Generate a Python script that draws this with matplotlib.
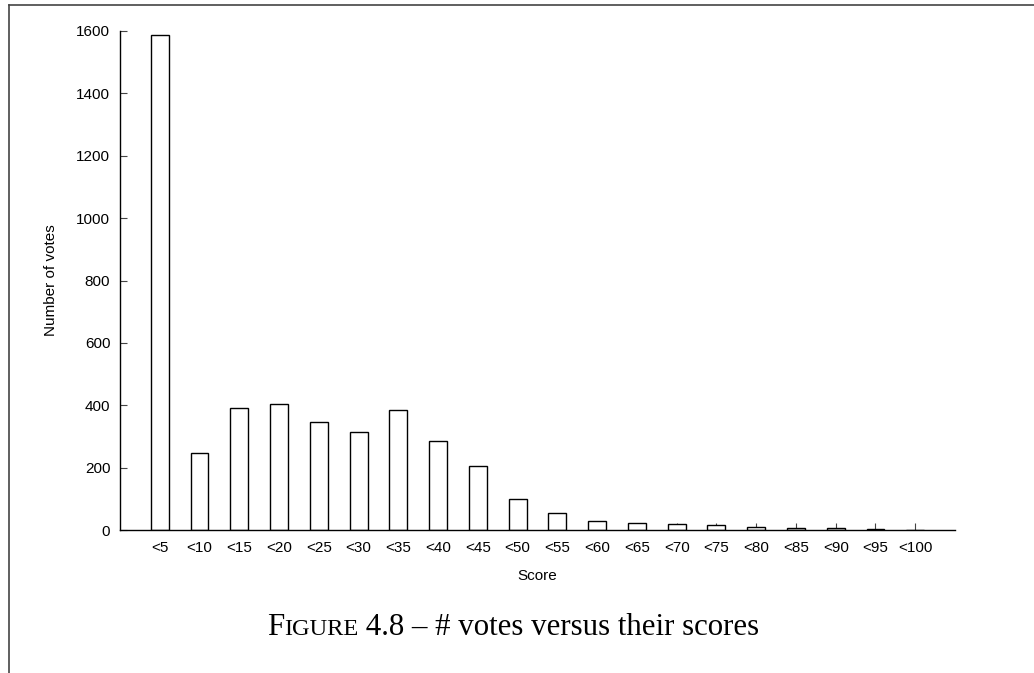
import matplotlib
matplotlib.use("Agg")
import matplotlib.pyplot as plt
from matplotlib.lines import Line2D
from matplotlib.transforms import IdentityTransform
import numpy as np

# Vote counts per score bucket
score_labels = ['<5', '<10', '<15', '<20', '<25', '<30', '<35', '<40', '<45', '<50',
                '<55', '<60', '<65', '<70', '<75', '<80', '<85', '<90', '<95', '<100']
vote_counts = [1587, 246, 390, 403, 345, 314, 384, 284, 205, 99,
               53, 30, 21, 20, 16, 9, 8, 5, 2, 1]
y_ticks = [0, 200, 400, 600, 800, 1000, 1200, 1400, 1600]

W, H = 1034, 673
fig = plt.figure(figsize=(W / 100, H / 100), dpi=100)
plt.rcParams['font.family'] = ['Liberation Sans', 'DejaVu Sans']

ax = fig.add_axes([120 / W, 1 - 530 / H, (955 - 120) / W, (530 - 31) / H])
ax.set_axisbelow(True)

x = np.arange(1, len(score_labels) + 1)
ax.bar(x, vote_counts, width=0.45, color='white', edgecolor='black', linewidth=1.0, zorder=2)

ax.set_xlim(0, len(score_labels) + 1)
ax.set_ylim(0, 1600)
ax.set_xticks(x)
ax.set_xticklabels(score_labels)
ax.set_yticks(y_ticks)

for side in ['top', 'right']:
    ax.spines[side].set_visible(False)
for side in ['left', 'bottom']:
    ax.spines[side].set_linewidth(1.0)
    ax.spines[side].set_zorder(3)

ax.tick_params(direction='in', length=5, width=0.8, color='#444444', labelsize=11)
ax.tick_params(axis='y', pad=7)
ax.tick_params(axis='x', pad=8)

ax.set_xlabel('Score', fontsize=11, labelpad=10)
ax.set_ylabel('Number of votes', fontsize=11, labelpad=13)

# page frame lines (top and left)
fig.add_artist(Line2D([8.5 / W, 8.5 / W], [0, 1 - 5 / H], color='#444444', linewidth=1.2))
fig.add_artist(Line2D([8.5 / W, 1], [1 - 5 / H, 1 - 5 / H], color='#444444', linewidth=1.2))

# caption with small caps "FIGURE"
pieces = [('F', 22.2), ('IGURE', 17.6), (' 4.8 \u2013 # votes versus their scores', 22.2)]
baseline = H - 635
texts = [fig.text(0, baseline, s, fontsize=fs, family='Liberation Serif',
                  ha='left', va='baseline', transform=IdentityTransform())
         for s, fs in pieces]
renderer = fig.canvas.get_renderer()
widths = [t.get_window_extent(renderer).width for t in texts]
xpos = 513 - sum(widths) / 2
for t, w in zip(texts, widths):
    t.set_x(xpos)
    xpos += w

fig.savefig('out.png', dpi=100)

★ ★ ★ ★ ★

Write out nothing but the lines from the start of the data through the line with "import numpy as np". Leave out the pictures.

Generate a Python script that draws this with matplotlib.
import matplotlib
matplotlib.use("Agg")
import matplotlib.pyplot as plt
from matplotlib.lines import Line2D
from matplotlib.transforms import IdentityTransform
import numpy as np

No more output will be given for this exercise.